L’allarme è dei ricercatori di Cyble, che andando alla ricerca delle vulnerabilità dei datacenter hanno trovato una situazione a dir poco preoccupante. Come noto, i datacenter devono rispettare rigide norme di sicurezza antincendio, per la gestione del flusso d'aria, dell’energia elettrica e della sicurezza fisica. Sono spesso strutture completamente automatizzate e gestite da remoto, per questo la configurazione dei sistemi DCIM è un aspetto critico.

Ed è proprio su questo fronte che si sono concentrate le indagini. I ricercatori sono incappati in 20.000 istanze esposte pubblicamente relative alla dashboard di gestione termica e del raffreddamento, ai controller di umidità, degli UPS, e dei rack.
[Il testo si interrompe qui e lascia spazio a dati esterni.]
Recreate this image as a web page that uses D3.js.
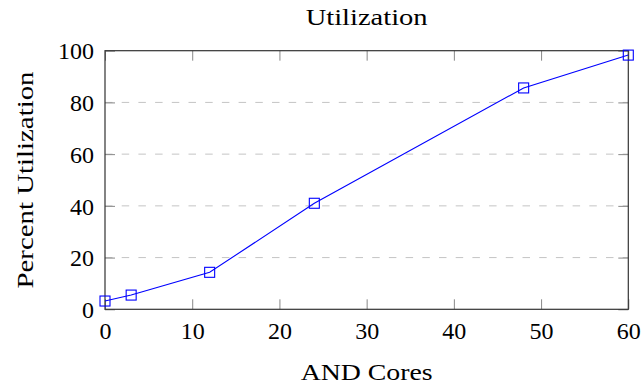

Ancora più grave, in alcuni casi Cyble è riuscita persino a mettere mano sulle password dalle dashboard, e a utilizzarle per accedere a istanze effettive archiviate nel data center. Nella maggior parte dei casi, le applicazioni utilizzavano password predefinite o molto datate, che permettevano agli eventuali attaccanti di bypassare con relativa facilità i livelli di sicurezza.


Danni fisici e software

Una situazione come quella rilevata espone a gravi rischi i dati archiviati nei data center e le loro stesse strutture fisiche. Sfruttando gli errori di configurazione, infatti, sarebbe stato possibile modificare i livelli di temperatura e umidità, configurare i parametri di erogazione dell’energia elettrica a livelli pericolosi, disattivare le unità di raffreddamento, spegnere le console, bloccare gli UPS, creare falsi allarmi o modificare gli intervalli di tempo dei backup.
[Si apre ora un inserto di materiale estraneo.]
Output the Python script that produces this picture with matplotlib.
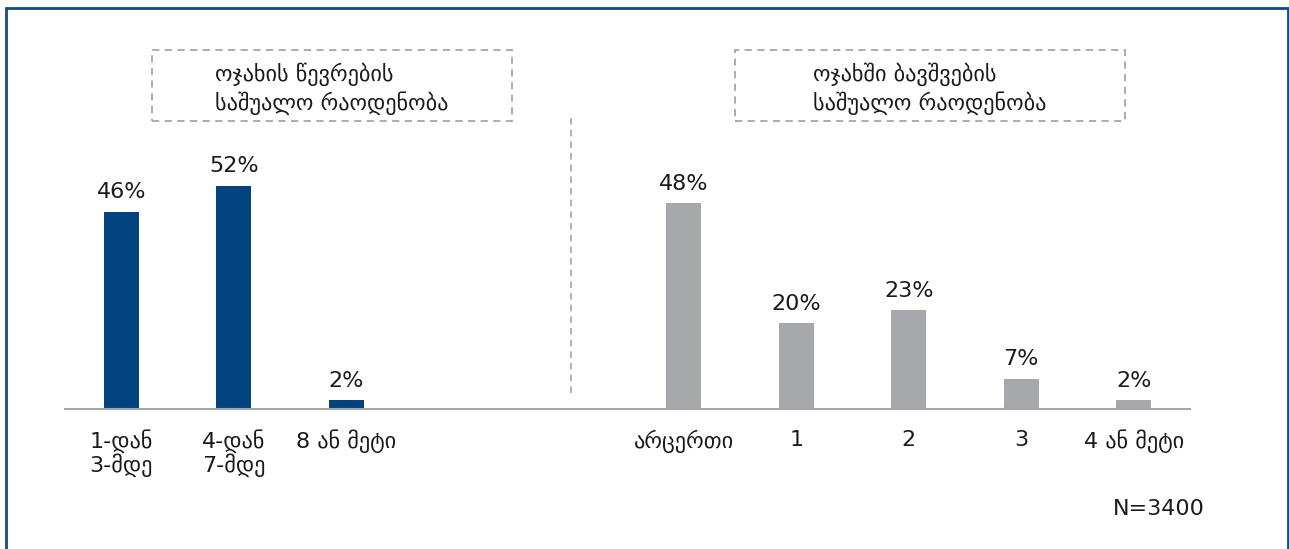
"""
Household size / number of children chart (Georgian survey).
"""

import matplotlib
matplotlib.use("Agg")
import matplotlib.pyplot as plt
from matplotlib.patches import Rectangle

NAVY = "#02427f"
GREY_BAR = "#a7a8ab"
LINE = "#a6a6a6"
TEXT = "#1a1a1a"
BORDER = "#0f4c8c"
FS = 16

# left group: household members
members_labels = ["1-დან\n3-მდე", "4-დან\n7-მდე", "8 ან მეტი"]
members_values = [46, 52, 2]
members_pos = [0, 1, 2]

# right group: children in household
children_labels = ["არცერთი", "1", "2", "3", "4 ან მეტი"]
children_values = [48, 20, 23, 7, 2]
children_pos = [5, 6, 7, 8, 9]

box_left_title = "ოჯახის წევრების\nსაშუალო რაოდენობა"
box_right_title = "ოჯახში ბავშვების\nსაშუალო რაოდენობა"
sample_note = "N=3400"

W, H = 1289, 549
fig = plt.figure(figsize=(W / 100, H / 100), dpi=100)
fig.patch.set_facecolor("white")

# axes placed in pixel terms: baseline at y=409, x from 65 to 1190
ax = fig.add_axes([65 / W, 140 / H, 1125 / W, 300 / H])
ax.set_xlim(-0.5, 9.5)
ax.set_ylim(0, 70)

bw = 0.31
b1 = ax.bar(members_pos, members_values, width=bw, color=NAVY)
b2 = ax.bar(children_pos, children_values, width=bw, color=GREY_BAR)
for bars, vals in [(b1, members_values), (b2, children_values)]:
    ax.bar_label(bars, labels=[f"{v}%" for v in vals], padding=7,
                 fontsize=FS, color=TEXT)

ax.set_xticks(members_pos + children_pos)
ax.set_xticklabels(members_labels + children_labels, fontsize=FS, color=TEXT,
                   multialignment="left", linespacing=1.0)
ax.tick_params(axis="x", length=0, pad=15)
ax.set_yticks([])
for s in ["top", "right", "left"]:
    ax.spines[s].set_visible(False)
ax.spines["bottom"].set_color(LINE)
ax.spines["bottom"].set_linewidth(1.5)

# dashed separator between the two groups
ax.plot([4, 4], [3.7, 69], color=LINE, linestyle=(0, (4, 3)), linewidth=1.2,
        clip_on=False)

# dashed title boxes
def title_box(x0, y0, x1, y1, text):
    fig.patches.append(Rectangle((x0 / W, 1 - y1 / H), (x1 - x0) / W, (y1 - y0) / H,
                                 transform=fig.transFigure, fill=False,
                                 edgecolor=LINE, linewidth=1.3,
                                 linestyle=(0, (4, 3))))
    fig.text((x0 + x1) / 2 / W, 1 - ((y0 + y1) / 2 + 3) / H, text, ha="center",
             va="center", multialignment="left", fontsize=FS, color=TEXT,
             linespacing=1.3)

title_box(152, 50, 512, 121, box_left_title)
title_box(735, 50, 1125, 121, box_right_title)

fig.text(1205 / W, 1 - 509 / H, sample_note, ha="right", va="center",
         fontsize=FS, color=TEXT)

# outer frame (bottom edge runs off the picture)
fig.patches.append(Rectangle((6 / W, -0.02), 1282 / W, 1 - 8 / H + 0.02,
                             transform=fig.transFigure, fill=False,
                             edgecolor=BORDER, linewidth=2))

fig.savefig("out.png", dpi=100, facecolor="white")
plt.close(fig)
Per comprendere il danno potenziale di una situazione come quella preconfigurata basta tornare con la memoria all’incendio del data center di OVH di Strasburgo avvenuto a marzo 2021, che fu causato – ricordiamo - da un guasto in uno dei gruppi di continuità presenti nell'edificio. In quel caso l’incidente non fu frutto di un attacco informatico, ma i danni per i clienti e la struttura furono comunque ingenti.



L’incendio del data center di OVH di Strasburgo

Il danno fisico non è l’unico scenario aperto dai problemi riscontrati da Cyble. Un attaccante potrebbe infatti utilizzare un accesso non autorizzato ai sistemi DCIM per esfiltrare dati o bloccare i veri amministratori, e in seguito chiedere il pagamento di denaro per restituire il controllo del datacenter ai legittimi titolari.

Inoltre, i problemi non riguardavano solo le istanze DCIM esposte. I ricercatori hanno riscontrato anche 20.000 server con interfacce di gestione iLO esposte. Si tratta delle interfacce di gestione HPE Integrated Lights-Out (iLO), che sono usate per fornire accesso remoto di basso livello a un server. Gli amministratori ne fanno uso per spegnere, accendere, riavviare e gestire da remoto i server come se fossero fisicamente di fronte a loro.

Se tali istanze non fossero adeguatamente protette, un attaccante potrebbe assumere il controllo dei server a livello di pre-avvio, modificare il sistema operativo o persino le impostazioni hardware.